• GIVEN EXERCISE
Transcribe the material in full. Nothing should differ except that the pictures are left out.

___ PROVIDED MATERIAL

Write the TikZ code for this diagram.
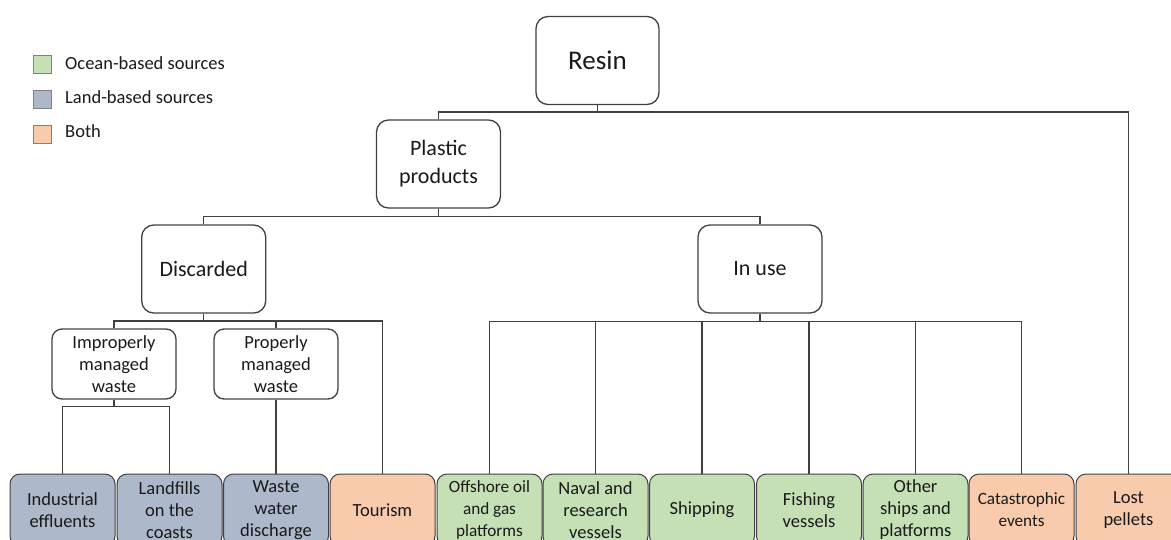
\documentclass[tikz,border=0pt]{standalone}
\usepackage{fontspec}
\setmainfont{Carlito}
\definecolor{ocean}{HTML}{C5E0B4}
\definecolor{land}{HTML}{ADB9CA}
\definecolor{both}{HTML}{F8CBAD}
\definecolor{edge}{HTML}{404040}
\definecolor{txt}{HTML}{1A1A1A}
\begin{document}
\begin{tikzpicture}[x=1pt,y=-1pt,
  box/.style={draw=edge, line width=1.3pt, rounded corners=12pt, align=center, inner sep=0pt, text=txt},
  topbox/.style={box, minimum width=123pt, minimum height=88pt, font=\fontsize{27}{32}\selectfont},
  midbox/.style={box, minimum width=124pt, minimum height=88pt, font=\fontsize{22}{28}\selectfont},
  subbox/.style={box, minimum width=124pt, minimum height=70pt, rounded corners=10pt, font=\fontsize{18.5}{22}\selectfont},
  leaf/.style={draw=edge, line width=1pt, rounded corners=10pt, minimum width=105pt, minimum height=72pt, inner sep=0pt, align=center, text=txt, font=\fontsize{18.5}{22}\selectfont},
  smallleaf/.style={leaf, font=\fontsize{17.2}{22}\selectfont},
  legsq/.style={draw=gray, line width=0.8pt, minimum width=18pt, minimum height=18pt, inner sep=0pt},
  legtxt/.style={anchor=west, inner sep=0pt, text=txt, font=\fontsize{18.5}{22}\selectfont},
  link/.style={draw=edge, line width=1.3pt},
]
\useasboundingbox (0,0) rectangle (1171,539);
\clip (0,0) rectangle (1171,539);

% legend
\node[legsq, fill=ocean] (lg1) at (42.5,64.5) {};
\node[legsq, fill=land]  (lg2) at (42.5,99) {};
\node[legsq, fill=both]  (lg3) at (42.5,134) {};
\node[legtxt] (lt1) at (65,63) {Ocean-based sources};
\node[legtxt] (lt2) at (65,97) {Land-based sources};
\node[legtxt] (lt3) at (65,131) {Both};

% hierarchy
\node[topbox] (resin) at (597.5,60.5) {Resin};
\node[midbox] (plastic) at (438.5,164) {Plastic\\products};
\node[midbox] (disc) at (203.7,269) {Discarded};
\node[midbox] (inuse) at (760,269) {In use};
\node[subbox] (improp) at (114,364) {Improperly\\managed\\waste};
\node[subbox] (prop) at (276,364) {Properly\\managed\\waste};

% leaves
\node[leaf, fill=land] (ind) at (62.5,510) {Industrial\\effluents};
\node[leaf, fill=land] (landf) at (169.5,510) {Landfills\\on the\\coasts};
\node[leaf, fill=land] (ww) at (276,510) {Waste\\water\\discharge};
\node[leaf, fill=both] (tour) at (382.5,510) {Tourism};
\node[smallleaf, fill=ocean] (off) at (489.5,510) {Offshore oil\\and gas\\platforms};
\node[leaf, fill=ocean] (naval) at (595.5,510) {Naval and\\research\\vessels};
\node[leaf, fill=ocean] (ship) at (702,510) {Shipping};
\node[leaf, fill=ocean] (fish) at (809,510) {Fishing\\vessels};
\node[leaf, fill=ocean] (other) at (915.5,510) {Other\\ships and\\platforms};
\node[smallleaf, fill=both] (cata) at (1021.5,510) {Catastrophic\\events};
\node[leaf, fill=both] (lost) at (1128.5,510) {Lost\\pellets};

% bus coordinates
\coordinate (b1) at (0,112);
\coordinate (b2) at (0,216.5);
\coordinate (b3) at (0,321);
\coordinate (b4) at (0,406.5);
\coordinate (b5) at (0,321.5);

% connectors
\path[link] (resin.south) -- (resin.south |- b1);
\path[link] (plastic.north) -- (plastic.north |- b1) -| (lost.north);

\path[link] (plastic.south) -- (plastic.south |- b2);
\path[link] (disc.north) -- (disc.north |- b2) -| (inuse.north);

\path[link] (disc.south) -- (disc.south |- b3);
\path[link] (improp.north) -- (improp.north |- b3) -| (tour.north);
\path[link] (prop.north) -- (prop.north |- b3);

\path[link] (improp.south) -- (improp.south |- b4);
\path[link] (ind.north) -- (ind.north |- b4) -| (landf.north);
\path[link] (prop.south) -- (ww.north);

\path[link] (inuse.south) -- (inuse.south |- b5);
\path[link] (off.north) -- (off.north |- b5) -| (cata.north);
\path[link] (naval.north) -- (naval.north |- b5);
\path[link] (ship.north) -- (ship.north |- b5);
\path[link] (fish.north) -- (fish.north |- b5);
\path[link] (other.north) -- (other.north |- b5);
\end{tikzpicture}
\end{document}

______

• OUTPUT BELOW
Write the TikZ code for this diagram.
\documentclass[tikz,border=0pt]{standalone}
\usepackage{fontspec}
\setmainfont{Carlito}
\definecolor{ocean}{HTML}{C5E0B4}
\definecolor{land}{HTML}{ADB9CA}
\definecolor{both}{HTML}{F8CBAD}
\definecolor{edge}{HTML}{404040}
\definecolor{txt}{HTML}{1A1A1A}
\begin{document}
\begin{tikzpicture}[x=1pt,y=-1pt,
  box/.style={draw=edge, line width=1.3pt, rounded corners=12pt, align=center, inner sep=0pt, text=txt},
  topbox/.style={box, minimum width=123pt, minimum height=88pt, font=\fontsize{27}{32}\selectfont},
  midbox/.style={box, minimum width=124pt, minimum height=88pt, font=\fontsize{22}{28}\selectfont},
  subbox/.style={box, minimum width=124pt, minimum height=70pt, rounded corners=10pt, font=\fontsize{18.5}{22}\selectfont},
  leaf/.style={draw=edge, line width=1pt, rounded corners=10pt, minimum width=105pt, minimum height=72pt, inner sep=0pt, align=center, text=txt, font=\fontsize{18.5}{22}\selectfont},
  smallleaf/.style={leaf, font=\fontsize{17.2}{22}\selectfont},
  legsq/.style={draw=gray, line width=0.8pt, minimum width=18pt, minimum height=18pt, inner sep=0pt},
  legtxt/.style={anchor=west, inner sep=0pt, text=txt, font=\fontsize{18.5}{22}\selectfont},
  link/.style={draw=edge, line width=1.3pt},
]
\useasboundingbox (0,0) rectangle (1171,539);
\clip (0,0) rectangle (1171,539);

% legend
\node[legsq, fill=ocean] (lg1) at (42.5,64.5) {};
\node[legsq, fill=land]  (lg2) at (42.5,99) {};
\node[legsq, fill=both]  (lg3) at (42.5,134) {};
\node[legtxt] (lt1) at (65,63) {Ocean-based sources};
\node[legtxt] (lt2) at (65,97) {Land-based sources};
\node[legtxt] (lt3) at (65,131) {Both};

% hierarchy
\node[topbox] (resin) at (597.5,60.5) {Resin};
\node[midbox] (plastic) at (438.5,164) {Plastic\\products};
\node[midbox] (disc) at (203.7,269) {Discarded};
\node[midbox] (inuse) at (760,269) {In use};
\node[subbox] (improp) at (114,364) {Improperly\\managed\\waste};
\node[subbox] (prop) at (276,364) {Properly\\managed\\waste};

% leaves
\node[leaf, fill=land] (ind) at (62.5,510) {Industrial\\effluents};
\node[leaf, fill=land] (landf) at (169.5,510) {Landfills\\on the\\coasts};
\node[leaf, fill=land] (ww) at (276,510) {Waste\\water\\discharge};
\node[leaf, fill=both] (tour) at (382.5,510) {Tourism};
\node[smallleaf, fill=ocean] (off) at (489.5,510) {Offshore oil\\and gas\\platforms};
\node[leaf, fill=ocean] (naval) at (595.5,510) {Naval and\\research\\vessels};
\node[leaf, fill=ocean] (ship) at (702,510) {Shipping};
\node[leaf, fill=ocean] (fish) at (809,510) {Fishing\\vessels};
\node[leaf, fill=ocean] (other) at (915.5,510) {Other\\ships and\\platforms};
\node[smallleaf, fill=both] (cata) at (1021.5,510) {Catastrophic\\events};
\node[leaf, fill=both] (lost) at (1128.5,510) {Lost\\pellets};

% bus coordinates
\coordinate (b1) at (0,112);
\coordinate (b2) at (0,216.5);
\coordinate (b3) at (0,321);
\coordinate (b4) at (0,406.5);
\coordinate (b5) at (0,321.5);

% connectors
\path[link] (resin.south) -- (resin.south |- b1);
\path[link] (plastic.north) -- (plastic.north |- b1) -| (lost.north);

\path[link] (plastic.south) -- (plastic.south |- b2);
\path[link] (disc.north) -- (disc.north |- b2) -| (inuse.north);

\path[link] (disc.south) -- (disc.south |- b3);
\path[link] (improp.north) -- (improp.north |- b3) -| (tour.north);
\path[link] (prop.north) -- (prop.north |- b3);

\path[link] (improp.south) -- (improp.south |- b4);
\path[link] (ind.north) -- (ind.north |- b4) -| (landf.north);
\path[link] (prop.south) -- (ww.north);

\path[link] (inuse.south) -- (inuse.south |- b5);
\path[link] (off.north) -- (off.north |- b5) -| (cata.north);
\path[link] (naval.north) -- (naval.north |- b5);
\path[link] (ship.north) -- (ship.north |- b5);
\path[link] (fish.north) -- (fish.north |- b5);
\path[link] (other.north) -- (other.north |- b5);
\end{tikzpicture}
\end{document}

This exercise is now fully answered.